## What the task requires
Your task is to return, exactly, the run of lines starting at the line holding "Rebuild this chart" and ending at the line holding "GREEN = '#00a800'", both ends included and no other lines.

## Provided records
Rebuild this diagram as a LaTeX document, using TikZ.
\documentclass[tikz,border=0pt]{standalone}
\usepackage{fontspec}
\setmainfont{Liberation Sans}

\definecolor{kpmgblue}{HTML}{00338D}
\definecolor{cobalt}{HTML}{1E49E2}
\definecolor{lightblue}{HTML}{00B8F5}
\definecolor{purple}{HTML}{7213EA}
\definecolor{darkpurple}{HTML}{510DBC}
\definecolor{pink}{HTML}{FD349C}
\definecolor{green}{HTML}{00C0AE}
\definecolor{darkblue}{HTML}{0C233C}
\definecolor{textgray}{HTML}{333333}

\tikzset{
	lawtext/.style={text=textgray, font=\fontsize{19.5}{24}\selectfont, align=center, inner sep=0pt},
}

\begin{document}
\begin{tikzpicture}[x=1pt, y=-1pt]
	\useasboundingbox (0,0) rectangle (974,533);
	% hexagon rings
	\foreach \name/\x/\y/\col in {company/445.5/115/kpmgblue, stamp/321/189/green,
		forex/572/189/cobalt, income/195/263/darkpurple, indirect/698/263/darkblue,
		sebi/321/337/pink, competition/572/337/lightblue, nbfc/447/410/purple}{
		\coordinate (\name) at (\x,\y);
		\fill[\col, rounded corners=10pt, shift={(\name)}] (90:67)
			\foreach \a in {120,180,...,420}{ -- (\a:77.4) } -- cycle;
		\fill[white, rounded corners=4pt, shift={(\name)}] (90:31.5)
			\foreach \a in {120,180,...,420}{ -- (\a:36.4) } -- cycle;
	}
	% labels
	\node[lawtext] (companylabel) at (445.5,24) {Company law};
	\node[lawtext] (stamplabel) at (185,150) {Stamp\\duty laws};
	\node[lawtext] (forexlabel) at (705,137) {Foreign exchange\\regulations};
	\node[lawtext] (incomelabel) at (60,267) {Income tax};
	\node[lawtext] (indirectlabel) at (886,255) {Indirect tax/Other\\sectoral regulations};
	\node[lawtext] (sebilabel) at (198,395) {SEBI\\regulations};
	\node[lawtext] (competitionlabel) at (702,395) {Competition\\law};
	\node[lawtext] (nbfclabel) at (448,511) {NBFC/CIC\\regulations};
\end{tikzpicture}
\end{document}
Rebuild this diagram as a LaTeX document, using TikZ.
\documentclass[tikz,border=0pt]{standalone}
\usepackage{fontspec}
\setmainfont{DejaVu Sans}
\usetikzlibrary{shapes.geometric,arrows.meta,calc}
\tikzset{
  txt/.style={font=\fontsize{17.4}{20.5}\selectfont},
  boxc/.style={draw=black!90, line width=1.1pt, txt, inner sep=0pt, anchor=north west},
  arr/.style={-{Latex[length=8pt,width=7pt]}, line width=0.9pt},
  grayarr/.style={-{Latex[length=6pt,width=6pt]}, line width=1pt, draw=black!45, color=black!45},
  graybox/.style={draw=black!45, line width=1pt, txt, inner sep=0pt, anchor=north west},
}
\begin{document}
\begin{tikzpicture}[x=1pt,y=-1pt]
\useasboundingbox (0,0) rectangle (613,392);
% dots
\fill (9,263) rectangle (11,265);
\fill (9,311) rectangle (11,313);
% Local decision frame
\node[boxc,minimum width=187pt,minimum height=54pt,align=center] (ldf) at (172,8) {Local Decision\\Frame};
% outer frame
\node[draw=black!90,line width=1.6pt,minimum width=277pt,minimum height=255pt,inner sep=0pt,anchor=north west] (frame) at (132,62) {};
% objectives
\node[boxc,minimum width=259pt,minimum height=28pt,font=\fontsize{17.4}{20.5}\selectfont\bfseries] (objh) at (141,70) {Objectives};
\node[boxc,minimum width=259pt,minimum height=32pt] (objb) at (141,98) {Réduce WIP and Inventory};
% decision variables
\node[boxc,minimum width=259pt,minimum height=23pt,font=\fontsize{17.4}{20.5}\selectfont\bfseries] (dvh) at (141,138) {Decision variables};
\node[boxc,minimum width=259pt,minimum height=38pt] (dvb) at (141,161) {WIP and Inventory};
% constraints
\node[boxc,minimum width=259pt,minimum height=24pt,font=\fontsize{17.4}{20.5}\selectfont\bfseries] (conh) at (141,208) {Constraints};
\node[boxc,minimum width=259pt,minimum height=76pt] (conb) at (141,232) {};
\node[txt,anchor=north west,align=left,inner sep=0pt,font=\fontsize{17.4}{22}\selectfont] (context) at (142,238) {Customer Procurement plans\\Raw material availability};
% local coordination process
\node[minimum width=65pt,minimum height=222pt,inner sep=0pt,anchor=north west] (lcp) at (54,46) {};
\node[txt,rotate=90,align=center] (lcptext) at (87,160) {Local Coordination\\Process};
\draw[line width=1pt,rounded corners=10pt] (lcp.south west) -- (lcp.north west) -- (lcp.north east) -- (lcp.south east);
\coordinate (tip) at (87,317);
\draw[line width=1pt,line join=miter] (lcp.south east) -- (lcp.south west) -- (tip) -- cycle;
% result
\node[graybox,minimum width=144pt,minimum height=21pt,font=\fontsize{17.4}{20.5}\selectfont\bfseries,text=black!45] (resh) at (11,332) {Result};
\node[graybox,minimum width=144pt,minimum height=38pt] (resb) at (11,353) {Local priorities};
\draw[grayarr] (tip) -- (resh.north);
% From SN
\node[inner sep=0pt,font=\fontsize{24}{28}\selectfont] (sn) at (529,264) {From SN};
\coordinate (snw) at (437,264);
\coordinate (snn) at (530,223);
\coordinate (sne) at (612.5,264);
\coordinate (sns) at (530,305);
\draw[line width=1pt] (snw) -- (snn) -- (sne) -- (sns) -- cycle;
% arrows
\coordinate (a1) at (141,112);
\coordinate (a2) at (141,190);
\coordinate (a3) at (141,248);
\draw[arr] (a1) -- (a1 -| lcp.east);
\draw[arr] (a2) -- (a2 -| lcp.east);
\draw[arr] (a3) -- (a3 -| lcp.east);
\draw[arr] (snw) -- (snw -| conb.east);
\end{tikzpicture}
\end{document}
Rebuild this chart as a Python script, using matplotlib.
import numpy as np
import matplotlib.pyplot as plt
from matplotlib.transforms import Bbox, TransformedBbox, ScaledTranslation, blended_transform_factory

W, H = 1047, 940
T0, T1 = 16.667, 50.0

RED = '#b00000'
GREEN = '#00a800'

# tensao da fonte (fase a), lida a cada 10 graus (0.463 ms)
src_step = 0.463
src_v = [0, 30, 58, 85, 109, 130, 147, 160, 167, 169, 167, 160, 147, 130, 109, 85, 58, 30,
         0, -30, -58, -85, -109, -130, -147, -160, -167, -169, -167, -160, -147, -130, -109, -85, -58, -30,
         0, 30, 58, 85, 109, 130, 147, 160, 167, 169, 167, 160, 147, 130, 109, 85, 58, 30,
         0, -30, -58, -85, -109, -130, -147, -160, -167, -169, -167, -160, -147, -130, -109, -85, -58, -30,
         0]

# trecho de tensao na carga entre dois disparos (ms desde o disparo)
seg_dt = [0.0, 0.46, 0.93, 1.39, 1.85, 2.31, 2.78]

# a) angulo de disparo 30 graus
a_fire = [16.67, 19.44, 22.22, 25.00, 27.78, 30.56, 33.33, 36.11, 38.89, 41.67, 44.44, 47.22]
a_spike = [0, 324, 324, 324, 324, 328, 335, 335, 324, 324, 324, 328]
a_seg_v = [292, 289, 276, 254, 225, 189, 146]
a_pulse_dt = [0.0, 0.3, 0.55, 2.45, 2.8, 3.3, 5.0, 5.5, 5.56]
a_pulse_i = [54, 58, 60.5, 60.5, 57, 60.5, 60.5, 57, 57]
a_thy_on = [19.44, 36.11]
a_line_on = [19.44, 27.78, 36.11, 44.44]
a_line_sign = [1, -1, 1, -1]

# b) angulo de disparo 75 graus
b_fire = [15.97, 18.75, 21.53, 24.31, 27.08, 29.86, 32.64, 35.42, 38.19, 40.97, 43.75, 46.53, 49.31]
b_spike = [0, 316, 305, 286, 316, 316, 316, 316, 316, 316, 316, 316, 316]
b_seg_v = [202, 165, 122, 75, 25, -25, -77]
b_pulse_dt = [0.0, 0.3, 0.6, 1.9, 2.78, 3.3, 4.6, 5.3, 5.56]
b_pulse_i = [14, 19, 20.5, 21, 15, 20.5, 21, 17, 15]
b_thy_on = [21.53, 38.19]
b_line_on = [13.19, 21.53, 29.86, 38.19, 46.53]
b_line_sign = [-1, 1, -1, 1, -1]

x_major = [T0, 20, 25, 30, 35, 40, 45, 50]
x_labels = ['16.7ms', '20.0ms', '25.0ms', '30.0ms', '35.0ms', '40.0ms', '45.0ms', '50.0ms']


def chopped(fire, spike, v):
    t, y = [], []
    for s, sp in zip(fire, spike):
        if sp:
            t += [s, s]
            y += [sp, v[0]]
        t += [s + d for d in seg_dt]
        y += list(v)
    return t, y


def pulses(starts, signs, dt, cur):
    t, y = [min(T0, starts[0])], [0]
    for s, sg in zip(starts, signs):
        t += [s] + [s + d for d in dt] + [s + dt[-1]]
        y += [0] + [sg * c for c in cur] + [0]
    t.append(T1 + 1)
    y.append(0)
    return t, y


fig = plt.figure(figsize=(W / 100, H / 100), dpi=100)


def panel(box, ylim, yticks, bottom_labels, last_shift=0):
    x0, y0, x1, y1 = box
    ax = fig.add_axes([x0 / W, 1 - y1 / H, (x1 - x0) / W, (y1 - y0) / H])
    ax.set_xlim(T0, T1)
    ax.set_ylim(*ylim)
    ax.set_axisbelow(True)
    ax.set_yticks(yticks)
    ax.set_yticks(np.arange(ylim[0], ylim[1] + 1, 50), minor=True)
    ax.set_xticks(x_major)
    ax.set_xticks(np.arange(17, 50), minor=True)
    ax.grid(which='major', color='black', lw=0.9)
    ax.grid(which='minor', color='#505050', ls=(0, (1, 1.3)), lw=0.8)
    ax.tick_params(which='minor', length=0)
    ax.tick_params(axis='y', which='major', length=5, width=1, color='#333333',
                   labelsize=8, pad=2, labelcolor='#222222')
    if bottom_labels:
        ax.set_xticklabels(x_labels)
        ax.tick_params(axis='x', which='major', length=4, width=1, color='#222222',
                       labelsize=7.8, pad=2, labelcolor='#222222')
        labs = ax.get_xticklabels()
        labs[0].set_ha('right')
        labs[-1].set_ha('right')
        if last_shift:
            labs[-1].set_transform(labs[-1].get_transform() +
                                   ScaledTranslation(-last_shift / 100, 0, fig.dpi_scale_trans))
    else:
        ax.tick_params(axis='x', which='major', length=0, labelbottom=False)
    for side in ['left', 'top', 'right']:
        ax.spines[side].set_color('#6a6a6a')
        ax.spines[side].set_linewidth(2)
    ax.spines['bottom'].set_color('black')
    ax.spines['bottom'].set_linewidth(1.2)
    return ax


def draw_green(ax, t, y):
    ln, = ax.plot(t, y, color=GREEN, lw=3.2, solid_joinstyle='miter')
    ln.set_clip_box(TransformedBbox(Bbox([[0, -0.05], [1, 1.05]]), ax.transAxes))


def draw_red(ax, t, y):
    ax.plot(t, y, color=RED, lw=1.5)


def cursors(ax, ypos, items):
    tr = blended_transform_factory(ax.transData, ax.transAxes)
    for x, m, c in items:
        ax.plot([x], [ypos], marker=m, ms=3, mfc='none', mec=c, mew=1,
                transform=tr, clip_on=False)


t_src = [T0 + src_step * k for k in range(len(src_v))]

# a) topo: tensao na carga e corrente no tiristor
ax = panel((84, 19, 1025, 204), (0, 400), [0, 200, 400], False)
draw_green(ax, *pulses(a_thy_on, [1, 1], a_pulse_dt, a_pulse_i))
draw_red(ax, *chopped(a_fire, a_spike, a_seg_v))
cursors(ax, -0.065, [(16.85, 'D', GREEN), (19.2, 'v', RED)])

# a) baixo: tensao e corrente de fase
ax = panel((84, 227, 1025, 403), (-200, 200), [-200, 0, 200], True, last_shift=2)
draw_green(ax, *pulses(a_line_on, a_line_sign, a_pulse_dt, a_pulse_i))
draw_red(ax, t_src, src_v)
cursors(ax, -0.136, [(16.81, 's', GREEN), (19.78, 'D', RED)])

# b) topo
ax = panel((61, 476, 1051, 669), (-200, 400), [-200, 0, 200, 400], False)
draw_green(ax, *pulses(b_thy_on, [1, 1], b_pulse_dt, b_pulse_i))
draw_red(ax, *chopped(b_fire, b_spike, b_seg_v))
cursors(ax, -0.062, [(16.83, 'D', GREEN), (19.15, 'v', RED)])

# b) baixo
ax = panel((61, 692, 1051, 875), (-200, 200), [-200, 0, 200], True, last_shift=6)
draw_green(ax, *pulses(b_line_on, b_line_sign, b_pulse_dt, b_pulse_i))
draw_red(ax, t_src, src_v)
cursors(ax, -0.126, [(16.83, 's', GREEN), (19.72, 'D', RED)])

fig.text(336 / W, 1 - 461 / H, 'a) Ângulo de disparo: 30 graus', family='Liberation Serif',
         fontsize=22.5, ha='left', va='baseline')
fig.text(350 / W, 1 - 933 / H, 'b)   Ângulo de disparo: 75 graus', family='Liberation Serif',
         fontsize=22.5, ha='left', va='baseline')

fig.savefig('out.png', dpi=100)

## Worked solution
Rebuild this chart as a Python script, using matplotlib.
import numpy as np
import matplotlib.pyplot as plt
from matplotlib.transforms import Bbox, TransformedBbox, ScaledTranslation, blended_transform_factory

W, H = 1047, 940
T0, T1 = 16.667, 50.0

RED = '#b00000'
GREEN = '#00a800'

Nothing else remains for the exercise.